### Input records

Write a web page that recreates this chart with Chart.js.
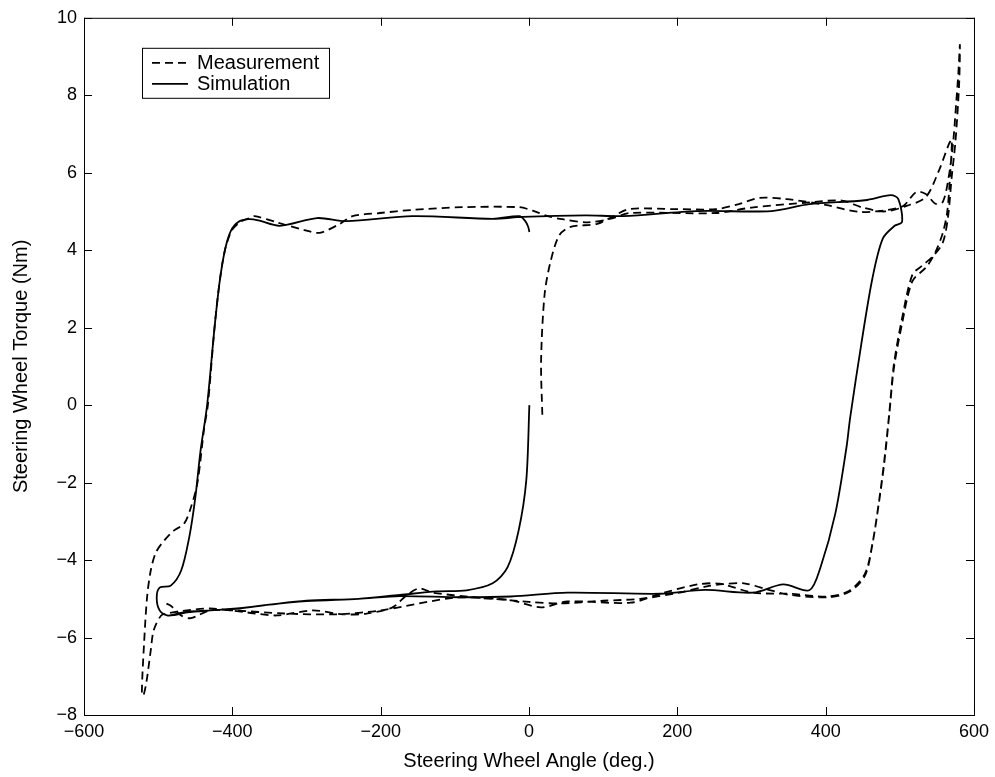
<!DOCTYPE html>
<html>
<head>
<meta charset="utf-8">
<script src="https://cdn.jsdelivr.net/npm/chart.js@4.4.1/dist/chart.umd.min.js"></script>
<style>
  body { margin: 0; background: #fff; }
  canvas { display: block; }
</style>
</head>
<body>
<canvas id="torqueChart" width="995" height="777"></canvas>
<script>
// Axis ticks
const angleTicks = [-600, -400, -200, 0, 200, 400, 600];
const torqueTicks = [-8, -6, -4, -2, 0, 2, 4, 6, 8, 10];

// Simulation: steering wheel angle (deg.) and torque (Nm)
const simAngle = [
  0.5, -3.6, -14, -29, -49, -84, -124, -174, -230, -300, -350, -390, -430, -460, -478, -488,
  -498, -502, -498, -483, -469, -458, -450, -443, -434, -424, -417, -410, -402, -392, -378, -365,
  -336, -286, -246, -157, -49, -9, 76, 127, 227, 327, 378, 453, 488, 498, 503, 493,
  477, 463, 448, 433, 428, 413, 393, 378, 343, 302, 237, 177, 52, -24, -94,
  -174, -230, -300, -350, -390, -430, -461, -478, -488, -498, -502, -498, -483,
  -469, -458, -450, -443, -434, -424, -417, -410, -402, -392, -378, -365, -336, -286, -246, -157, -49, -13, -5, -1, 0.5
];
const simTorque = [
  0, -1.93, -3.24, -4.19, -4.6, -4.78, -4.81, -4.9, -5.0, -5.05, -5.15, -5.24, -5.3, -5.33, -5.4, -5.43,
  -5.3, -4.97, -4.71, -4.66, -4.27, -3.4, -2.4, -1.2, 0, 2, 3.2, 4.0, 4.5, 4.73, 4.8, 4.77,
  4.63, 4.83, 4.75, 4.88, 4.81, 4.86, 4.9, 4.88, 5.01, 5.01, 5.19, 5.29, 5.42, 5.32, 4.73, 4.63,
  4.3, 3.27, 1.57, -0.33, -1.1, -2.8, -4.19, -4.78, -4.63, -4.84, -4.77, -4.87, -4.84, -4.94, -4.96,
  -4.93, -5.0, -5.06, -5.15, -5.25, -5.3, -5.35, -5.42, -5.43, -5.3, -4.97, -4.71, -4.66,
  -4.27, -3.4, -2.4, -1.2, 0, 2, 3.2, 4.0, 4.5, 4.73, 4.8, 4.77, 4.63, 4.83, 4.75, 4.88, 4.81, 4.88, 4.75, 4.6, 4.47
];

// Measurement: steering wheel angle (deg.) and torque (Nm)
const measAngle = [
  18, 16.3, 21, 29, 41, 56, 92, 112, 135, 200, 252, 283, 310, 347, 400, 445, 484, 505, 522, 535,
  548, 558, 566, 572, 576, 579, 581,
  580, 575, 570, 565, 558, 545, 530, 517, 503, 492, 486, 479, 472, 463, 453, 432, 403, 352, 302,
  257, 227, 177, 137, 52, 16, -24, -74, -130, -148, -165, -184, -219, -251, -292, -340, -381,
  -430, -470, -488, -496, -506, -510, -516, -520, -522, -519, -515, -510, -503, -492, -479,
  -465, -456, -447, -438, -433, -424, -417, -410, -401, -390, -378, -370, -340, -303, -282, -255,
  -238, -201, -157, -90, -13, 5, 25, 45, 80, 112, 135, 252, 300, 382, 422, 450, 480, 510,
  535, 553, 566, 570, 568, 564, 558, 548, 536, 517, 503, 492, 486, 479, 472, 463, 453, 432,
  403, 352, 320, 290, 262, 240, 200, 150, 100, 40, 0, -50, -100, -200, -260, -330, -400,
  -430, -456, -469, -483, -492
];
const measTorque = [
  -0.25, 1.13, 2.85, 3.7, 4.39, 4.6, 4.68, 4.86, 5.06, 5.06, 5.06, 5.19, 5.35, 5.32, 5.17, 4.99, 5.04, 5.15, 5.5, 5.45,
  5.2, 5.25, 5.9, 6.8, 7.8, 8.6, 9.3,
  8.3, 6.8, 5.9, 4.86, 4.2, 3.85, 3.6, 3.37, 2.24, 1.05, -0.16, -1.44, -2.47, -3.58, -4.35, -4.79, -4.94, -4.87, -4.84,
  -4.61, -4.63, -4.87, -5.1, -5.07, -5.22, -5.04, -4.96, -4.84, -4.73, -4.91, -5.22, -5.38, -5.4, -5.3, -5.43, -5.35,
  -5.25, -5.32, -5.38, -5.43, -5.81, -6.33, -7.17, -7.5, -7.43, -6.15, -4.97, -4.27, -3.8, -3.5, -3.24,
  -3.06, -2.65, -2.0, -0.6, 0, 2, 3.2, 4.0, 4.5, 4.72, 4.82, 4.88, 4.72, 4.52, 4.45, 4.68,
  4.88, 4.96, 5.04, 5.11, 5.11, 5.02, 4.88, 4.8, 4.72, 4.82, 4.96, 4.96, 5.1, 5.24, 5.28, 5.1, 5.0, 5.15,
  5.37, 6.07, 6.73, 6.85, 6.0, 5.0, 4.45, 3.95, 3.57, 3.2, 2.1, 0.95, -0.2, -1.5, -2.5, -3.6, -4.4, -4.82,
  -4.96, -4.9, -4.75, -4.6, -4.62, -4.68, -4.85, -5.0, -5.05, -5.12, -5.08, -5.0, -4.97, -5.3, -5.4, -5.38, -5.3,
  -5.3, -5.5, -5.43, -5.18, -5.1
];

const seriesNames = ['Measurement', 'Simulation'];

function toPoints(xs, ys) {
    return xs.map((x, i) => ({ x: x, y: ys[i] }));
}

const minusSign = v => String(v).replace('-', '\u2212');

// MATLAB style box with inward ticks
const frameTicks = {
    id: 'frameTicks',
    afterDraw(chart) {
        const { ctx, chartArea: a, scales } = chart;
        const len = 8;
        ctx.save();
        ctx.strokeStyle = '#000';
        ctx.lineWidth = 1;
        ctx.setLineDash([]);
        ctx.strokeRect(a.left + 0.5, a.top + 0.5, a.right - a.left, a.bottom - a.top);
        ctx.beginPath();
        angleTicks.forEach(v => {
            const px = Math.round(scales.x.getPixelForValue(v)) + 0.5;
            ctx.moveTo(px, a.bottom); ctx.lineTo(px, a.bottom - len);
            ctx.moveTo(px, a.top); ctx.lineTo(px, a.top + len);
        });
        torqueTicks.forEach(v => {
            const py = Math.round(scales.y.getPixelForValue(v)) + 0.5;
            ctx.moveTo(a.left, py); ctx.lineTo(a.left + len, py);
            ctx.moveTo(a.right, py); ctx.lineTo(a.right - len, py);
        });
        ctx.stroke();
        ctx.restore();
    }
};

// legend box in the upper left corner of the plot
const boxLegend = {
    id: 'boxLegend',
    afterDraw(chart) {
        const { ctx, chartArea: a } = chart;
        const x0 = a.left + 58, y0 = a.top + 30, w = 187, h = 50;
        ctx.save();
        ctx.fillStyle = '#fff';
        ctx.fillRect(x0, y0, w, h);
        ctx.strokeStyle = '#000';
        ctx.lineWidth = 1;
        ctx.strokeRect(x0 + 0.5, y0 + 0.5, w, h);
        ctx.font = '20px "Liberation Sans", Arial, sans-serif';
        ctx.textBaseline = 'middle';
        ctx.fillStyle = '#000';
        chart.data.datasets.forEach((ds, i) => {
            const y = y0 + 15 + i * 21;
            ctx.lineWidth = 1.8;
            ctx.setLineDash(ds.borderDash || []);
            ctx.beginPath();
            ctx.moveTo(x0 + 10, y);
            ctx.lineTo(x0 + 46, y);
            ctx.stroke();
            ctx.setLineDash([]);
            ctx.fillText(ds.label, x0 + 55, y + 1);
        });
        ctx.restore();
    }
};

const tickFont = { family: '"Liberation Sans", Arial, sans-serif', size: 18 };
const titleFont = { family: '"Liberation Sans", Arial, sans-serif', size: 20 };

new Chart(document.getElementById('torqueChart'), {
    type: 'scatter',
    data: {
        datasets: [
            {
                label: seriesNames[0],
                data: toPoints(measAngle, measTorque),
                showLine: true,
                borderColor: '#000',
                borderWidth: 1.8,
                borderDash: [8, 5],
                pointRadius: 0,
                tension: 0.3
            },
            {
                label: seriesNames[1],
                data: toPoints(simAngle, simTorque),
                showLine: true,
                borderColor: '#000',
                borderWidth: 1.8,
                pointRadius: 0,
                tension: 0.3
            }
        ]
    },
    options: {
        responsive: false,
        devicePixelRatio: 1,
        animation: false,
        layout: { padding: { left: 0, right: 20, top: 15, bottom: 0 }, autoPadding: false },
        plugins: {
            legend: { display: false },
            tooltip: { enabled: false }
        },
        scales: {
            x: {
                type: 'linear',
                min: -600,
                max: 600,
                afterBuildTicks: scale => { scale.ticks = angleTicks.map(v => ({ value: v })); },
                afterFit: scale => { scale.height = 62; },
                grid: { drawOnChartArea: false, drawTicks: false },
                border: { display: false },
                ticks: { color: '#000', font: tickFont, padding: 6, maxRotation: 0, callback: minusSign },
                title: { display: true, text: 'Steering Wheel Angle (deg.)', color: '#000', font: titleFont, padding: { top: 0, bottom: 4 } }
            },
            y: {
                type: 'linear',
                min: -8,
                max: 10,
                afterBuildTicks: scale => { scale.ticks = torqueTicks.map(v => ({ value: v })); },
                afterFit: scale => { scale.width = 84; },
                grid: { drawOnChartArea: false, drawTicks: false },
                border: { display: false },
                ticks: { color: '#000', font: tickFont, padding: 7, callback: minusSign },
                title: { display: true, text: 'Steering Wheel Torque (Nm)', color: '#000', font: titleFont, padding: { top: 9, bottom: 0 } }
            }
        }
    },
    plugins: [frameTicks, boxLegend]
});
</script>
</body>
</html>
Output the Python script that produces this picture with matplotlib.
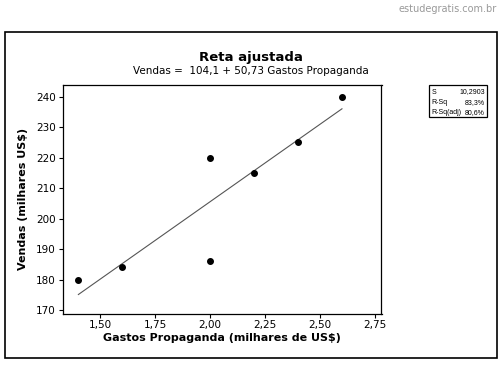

### Given exercise
Give the lines again word for word, from the start of the records to the line holding "4, 6, 8, 10];", both included, and leave out any picture.

### Written solution
Write a web page that recreates this chart with Chart.js.
<!DOCTYPE html>
<html>
<head>
<meta charset="utf-8">
<script src="https://cdn.jsdelivr.net/npm/chart.js@4.4.1/dist/chart.umd.min.js"></script>
<style>
  body { margin: 0; background: #fff; }
  canvas { display: block; }
</style>
</head>
<body>
<canvas id="torqueChart" width="995" height="777"></canvas>
<script>
// Axis ticks
const angleTicks = [-600, -400, -200, 0, 200, 400, 600];
const torqueTicks = [-8, -6, -4, -2, 0, 2, 4, 6, 8, 10];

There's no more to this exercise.